BEGIN

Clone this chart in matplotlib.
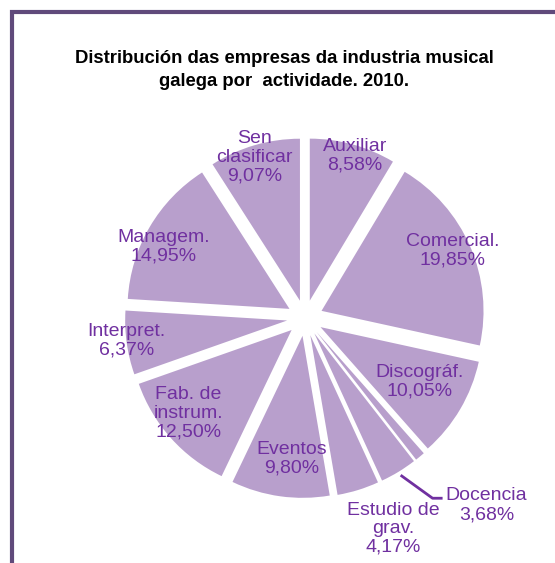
import numpy as np
import matplotlib
matplotlib.use('Agg')
import matplotlib.pyplot as plt

# Datos
categorias = ['Auxiliar', 'Comercial.', 'Discográf.', '', 'Docencia', 'Estudio de\ngrav.',
              'Eventos', 'Fab. de\ninstrum.', 'Interpret.', 'Managem.', 'Sen\nclasificar']
porcentaxes = [8.58, 19.85, 10.05, 0.98, 3.68, 4.17, 9.80, 12.50, 6.37, 14.95, 9.07]
titulo = 'Distribución das empresas da industria musical\ngalega por  actividade. 2010.'

# Axuste das etiquetas (distancia relativa ao raio, desprazamento angular)
dist_etiq = [1.05, 1.0, 0.81, 0, 1.61, 1.41, 0.87, 0.93, 1.11, 0.98, 1.04]
desp_etiq = [-1.7, 1.1, 1.3, 0, 12.8, 5.5, 2.7, -2.8, -0.7, 3.6, 1.0]

W, H = 555, 563
cor_porcion = '#B89FCC'
cor_texto = '#7030A0'
cor_marco = '#604A7B'

fig = plt.figure(figsize=(W / 100, H / 100), dpi=100)
ax = fig.add_axes([0, 0, 1, 1])

centro = (305, H - 318)
raio = 162
separacion = 18

wedges, _ = ax.pie(porcentaxes, startangle=90, counterclock=False,
                   colors=[cor_porcion] * len(porcentaxes),
                   explode=[separacion] * len(porcentaxes),
                   radius=raio, center=centro, frame=True,
                   wedgeprops=dict(linewidth=0))
ax.set_xlim(0, W)
ax.set_ylim(0, H)
ax.set_aspect('equal')
ax.axis('off')

fonte = ['Liberation Sans', 'DejaVu Sans']
for w, cat, pct, d, s in zip(wedges, categorias, porcentaxes, dist_etiq, desp_etiq):
    if not cat:
        continue
    ang = np.deg2rad((w.theta1 + w.theta2) / 2 + s)
    lx = centro[0] + d * raio * np.cos(ang)
    ly = centro[1] + d * raio * np.sin(ang)
    txt = cat + '\n' + f'{pct:.2f}'.replace('.', ',') + '%'
    ax.text(lx, ly, txt, ha='center', va='center', multialignment='center',
            color=cor_texto, fontsize=14, family=fonte, linespacing=1.12)
    if cat == 'Docencia':
        # liña guía
        am = np.deg2rad((w.theta1 + w.theta2) / 2)
        r0 = raio + separacion + 4
        x0 = centro[0] + r0 * np.cos(am)
        y0 = centro[1] + r0 * np.sin(am)
        xe, ye = lx - 44, ly + 7
        ax.plot([x0, xe - 10, xe], [y0, ye, ye], color=cor_texto, lw=2,
                solid_capstyle='butt')

fig.text(284 / W, 1 - 70 / H, titulo, ha='center', va='center',
         fontsize=13.3, fontweight='bold', family=fonte, linespacing=1.4)

# Marco
ax.plot([11.5, 11.5, W], [0, H - 11.5, H - 11.5], color=cor_marco, lw=3,
        solid_capstyle='butt', solid_joinstyle='miter')

fig.savefig('out.png', dpi=100)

END

▸ Your instructions: Pictures in the data above should not be copied; transcribe everything else exactly.

▸ The output:
Clone this chart in matplotlib.
import numpy as np
import matplotlib
matplotlib.use('Agg')
import matplotlib.pyplot as plt

# Datos
categorias = ['Auxiliar', 'Comercial.', 'Discográf.', '', 'Docencia', 'Estudio de\ngrav.',
              'Eventos', 'Fab. de\ninstrum.', 'Interpret.', 'Managem.', 'Sen\nclasificar']
porcentaxes = [8.58, 19.85, 10.05, 0.98, 3.68, 4.17, 9.80, 12.50, 6.37, 14.95, 9.07]
titulo = 'Distribución das empresas da industria musical\ngalega por  actividade. 2010.'

# Axuste das etiquetas (distancia relativa ao raio, desprazamento angular)
dist_etiq = [1.05, 1.0, 0.81, 0, 1.61, 1.41, 0.87, 0.93, 1.11, 0.98, 1.04]
desp_etiq = [-1.7, 1.1, 1.3, 0, 12.8, 5.5, 2.7, -2.8, -0.7, 3.6, 1.0]

W, H = 555, 563
cor_porcion = '#B89FCC'
cor_texto = '#7030A0'
cor_marco = '#604A7B'

fig = plt.figure(figsize=(W / 100, H / 100), dpi=100)
ax = fig.add_axes([0, 0, 1, 1])

centro = (305, H - 318)
raio = 162
separacion = 18

wedges, _ = ax.pie(porcentaxes, startangle=90, counterclock=False,
                   colors=[cor_porcion] * len(porcentaxes),
                   explode=[separacion] * len(porcentaxes),
                   radius=raio, center=centro, frame=True,
                   wedgeprops=dict(linewidth=0))
ax.set_xlim(0, W)
ax.set_ylim(0, H)
ax.set_aspect('equal')
ax.axis('off')

fonte = ['Liberation Sans', 'DejaVu Sans']
for w, cat, pct, d, s in zip(wedges, categorias, porcentaxes, dist_etiq, desp_etiq):
    if not cat:
        continue
    ang = np.deg2rad((w.theta1 + w.theta2) / 2 + s)
    lx = centro[0] + d * raio * np.cos(ang)
    ly = centro[1] + d * raio * np.sin(ang)
    txt = cat + '\n' + f'{pct:.2f}'.replace('.', ',') + '%'
    ax.text(lx, ly, txt, ha='center', va='center', multialignment='center',
            color=cor_texto, fontsize=14, family=fonte, linespacing=1.12)
    if cat == 'Docencia':
        # liña guía
        am = np.deg2rad((w.theta1 + w.theta2) / 2)
        r0 = raio + separacion + 4
        x0 = centro[0] + r0 * np.cos(am)
        y0 = centro[1] + r0 * np.sin(am)
        xe, ye = lx - 44, ly + 7
        ax.plot([x0, xe - 10, xe], [y0, ye, ye], color=cor_texto, lw=2,
                solid_capstyle='butt')

fig.text(284 / W, 1 - 70 / H, titulo, ha='center', va='center',
         fontsize=13.3, fontweight='bold', family=fonte, linespacing=1.4)

# Marco
ax.plot([11.5, 11.5, W], [0, H - 11.5, H - 11.5], color=cor_marco, lw=3,
        solid_capstyle='butt', solid_joinstyle='miter')

fig.savefig('out.png', dpi=100)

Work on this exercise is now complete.